## begin

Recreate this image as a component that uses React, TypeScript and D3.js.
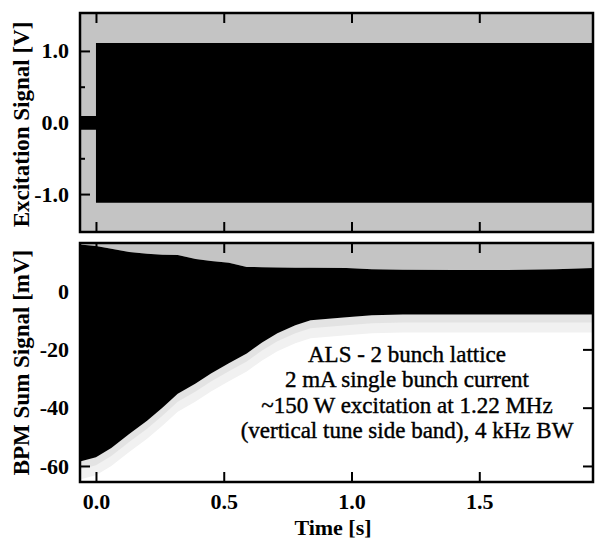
import React, { useEffect, useRef } from 'react';
import * as d3 from 'd3';

// ticks
const timeTicks = [0, 0.5, 1.0, 1.5];
const excitationTicks = [-1.0, 0.0, 1.0];
const excitationMinor = [-0.5, 0.5];
const bpmTicks = [-60, -40, -20, 0];

// excitation envelope [V]
const excitationTime = [-0.0625, 0.0, 0.0, 1.945];
const excitationUpper = [0.09, 0.09, 1.11, 1.11];
const excitationLower = [-0.1, -0.1, -1.12, -1.12];

// BPM sum signal envelope [mV]
const bpmTime = [-0.0625, 0.0, 0.06, 0.13, 0.2, 0.26, 0.32, 0.39, 0.45, 0.52, 0.59, 0.65, 0.71, 0.78, 0.84, 0.98, 1.08, 1.2, 1.4, 1.6, 1.8, 1.945];
const bpmUpper = [16, 15.5, 14.5, 13.4, 12.8, 12.5, 12.4, 11, 10.3, 9.7, 8.3, 8.2, 8.1, 8, 8, 7.9, 7.5, 7.3, 7.2, 7.2, 7.5, 7.9];
const bpmLower = [-58.5, -57, -53.8, -49, -44.5, -40, -35.2, -31.7, -28.3, -24.8, -21.4, -17.6, -14.5, -11.7, -10, -9, -8.3, -8, -8, -8, -8, -8];

const noteLines = [
  'ALS - 2 bunch lattice',
  '2 mA single bunch current',
  '~150 W excitation at 1.22 MHz',
  '(vertical tune side band), 4 kHz BW',
];

const width = 596;
const height = 539;
const left = 80;
const right = 593;
const top1 = 13, bottom1 = 232;
const top2 = 243, bottom2 = 482;
const font = '"Liberation Serif", "Times New Roman", serif';
const stipple = '#c4c4c4';

const App = () => {
  const svgRef = useRef<SVGSVGElement>(null);

  useEffect(() => {
    const svg = d3.select(svgRef.current);
    svg.selectAll('*').remove();

    const x = d3.scaleLinear().domain([-0.0625, 1.945]).range([left, right]);
    const yTop = d3.scaleLinear().domain([-1.53, 1.53]).range([bottom1, top1]);
    const yBot = d3.scaleLinear().domain([-65.5, 16.5]).range([bottom2, top2]);

    // top panel
    svg.append('rect')
      .attr('x', left).attr('y', top1)
      .attr('width', right - left).attr('height', bottom1 - top1)
      .attr('fill', stipple);

    const exData = excitationTime.map((t, i) => ({ t, hi: excitationUpper[i], lo: excitationLower[i] }));
    svg.append('path')
      .attr('fill', '#000')
      .attr('d', d3.area<any>()
        .x(d => x(d.t))
        .y0(d => yTop(d.lo))
        .y1(d => yTop(d.hi))(exData));

    // bottom panel
    const bpmData = bpmTime.map((t, i) => ({ t, hi: bpmUpper[i], lo: bpmLower[i] }));
    svg.append('rect')
      .attr('x', left).attr('y', top2)
      .attr('width', right - left).attr('height', bottom2 - top2)
      .attr('fill', '#fff');

    svg.append('path')
      .attr('fill', stipple)
      .attr('d', d3.area<any>()
        .x(d => x(d.t))
        .y0(d => yBot(d.hi))
        .y1(() => top2)(bpmData));

    // faint speckle just under the lower edge
    [[18, '#f1f1f1'], [8, '#e3e3e3']].forEach(([off, col]) => {
      svg.append('path')
        .attr('fill', col as string)
        .attr('d', d3.area<any>()
          .x(d => x(d.t))
          .y0(d => Math.min(yBot(d.lo) + (off as number), bottom2))
          .y1(d => yBot(d.lo))(bpmData));
    });

    svg.append('path')
      .attr('fill', '#000')
      .attr('d', d3.area<any>()
        .x(d => x(d.t))
        .y0(d => yBot(d.lo))
        .y1(d => yBot(d.hi))(bpmData));

    const styleAxis = (g: any) => {
      g.select('.domain').remove();
      g.selectAll('line').attr('stroke', '#000').attr('stroke-width', 2);
      g.attr('font-family', font).attr('font-size', 22).attr('font-weight', 'bold');
      g.selectAll('text').attr('fill', '#000');
    };

    // x ticks
    svg.append('g').attr('transform', `translate(0,${top1})`)
      .call(d3.axisTop(x).tickValues(timeTicks).tickSize(-10).tickFormat(() => ''))
      .call(styleAxis);
    svg.append('g').attr('transform', `translate(0,${bottom1})`)
      .call(d3.axisBottom(x).tickValues(timeTicks).tickSize(-10).tickFormat(() => ''))
      .call(styleAxis);
    svg.append('g').attr('transform', `translate(0,${top2})`)
      .call(d3.axisTop(x).tickValues(timeTicks).tickSize(-10).tickFormat(() => ''))
      .call(styleAxis);
    svg.append('g').attr('transform', `translate(0,${bottom2})`)
      .call(d3.axisBottom(x).tickValues(timeTicks).tickSize(-10).tickPadding(11)
        .tickFormat((d: any) => d.toFixed(1)))
      .call(styleAxis);

    // y ticks, top panel
    svg.append('g').attr('transform', `translate(${left},0)`)
      .call(d3.axisLeft(yTop).tickValues(excitationTicks).tickSize(-10).tickPadding(11)
        .tickFormat((d: any) => d.toFixed(1)))
      .call(styleAxis);
    svg.append('g').attr('transform', `translate(${left},0)`)
      .call(d3.axisLeft(yTop).tickValues(excitationMinor).tickSize(-5).tickFormat(() => ''))
      .call(styleAxis);
    svg.append('g').attr('transform', `translate(${right},0)`)
      .call(d3.axisRight(yTop).tickValues(excitationTicks).tickSize(-10).tickFormat(() => ''))
      .call(styleAxis);
    svg.append('g').attr('transform', `translate(${right},0)`)
      .call(d3.axisRight(yTop).tickValues(excitationMinor).tickSize(-5).tickFormat(() => ''))
      .call(styleAxis);

    // y ticks, bottom panel
    svg.append('g').attr('transform', `translate(${left},0)`)
      .call(d3.axisLeft(yBot).tickValues(bpmTicks).tickSize(-10).tickPadding(11)
        .tickFormat((d: any) => String(d)))
      .call(styleAxis);
    svg.append('g').attr('transform', `translate(${right},0)`)
      .call(d3.axisRight(yBot).tickValues(bpmTicks).tickSize(-10).tickFormat(() => ''))
      .call(styleAxis);

    // frames
    [[top1, bottom1], [top2, bottom2]].forEach(([t, b]) => {
      svg.append('rect')
        .attr('x', left).attr('y', t)
        .attr('width', right - left).attr('height', b - t)
        .attr('fill', 'none').attr('stroke', '#000').attr('stroke-width', 2.5);
    });

    // axis titles
    svg.append('text')
      .attr('transform', `translate(29,${(top1 + bottom1) / 2 + 2}) rotate(-90)`)
      .attr('text-anchor', 'middle')
      .attr('font-family', font).attr('font-size', 23).attr('font-weight', 'bold')
      .text('Excitation Signal [V]');
    svg.append('text')
      .attr('transform', `translate(29,${(top2 + bottom2) / 2}) rotate(-90)`)
      .attr('text-anchor', 'middle')
      .attr('font-family', font).attr('font-size', 23).attr('font-weight', 'bold')
      .text('BPM Sum Signal [mV]');
    svg.append('text')
      .attr('x', 333).attr('y', 535)
      .attr('text-anchor', 'middle')
      .attr('font-family', font).attr('font-size', 22).attr('font-weight', 'bold')
      .text('Time [s]');

    // annotation
    svg.append('g')
      .attr('font-family', font).attr('font-size', 23)
      .attr('text-anchor', 'middle')
      .selectAll('text')
      .data(noteLines)
      .join('text')
      .attr('x', 407)
      .attr('y', (d, i) => 362 + i * 25.3)
      .attr('stroke', '#000').attr('stroke-width', 0.4)
      .text(d => d);
  }, []);

  return (
    <svg ref={svgRef} width={width} height={height}
      style={{ position: 'absolute', left: 0, top: 0, background: '#fff' }} />
  );
};

export default App;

## end

• [AIM OF THE TASK] Write out again, exactly, the lines from the start of the listing up to the line containing "const excitationLower = [-0.1, -0.1, -1.12, -1.12];", with both ends and without pictures.

• [ANSWER]
Recreate this image as a component that uses React, TypeScript and D3.js.
import React, { useEffect, useRef } from 'react';
import * as d3 from 'd3';

// ticks
const timeTicks = [0, 0.5, 1.0, 1.5];
const excitationTicks = [-1.0, 0.0, 1.0];
const excitationMinor = [-0.5, 0.5];
const bpmTicks = [-60, -40, -20, 0];

// excitation envelope [V]
const excitationTime = [-0.0625, 0.0, 0.0, 1.945];
const excitationUpper = [0.09, 0.09, 1.11, 1.11];
const excitationLower = [-0.1, -0.1, -1.12, -1.12];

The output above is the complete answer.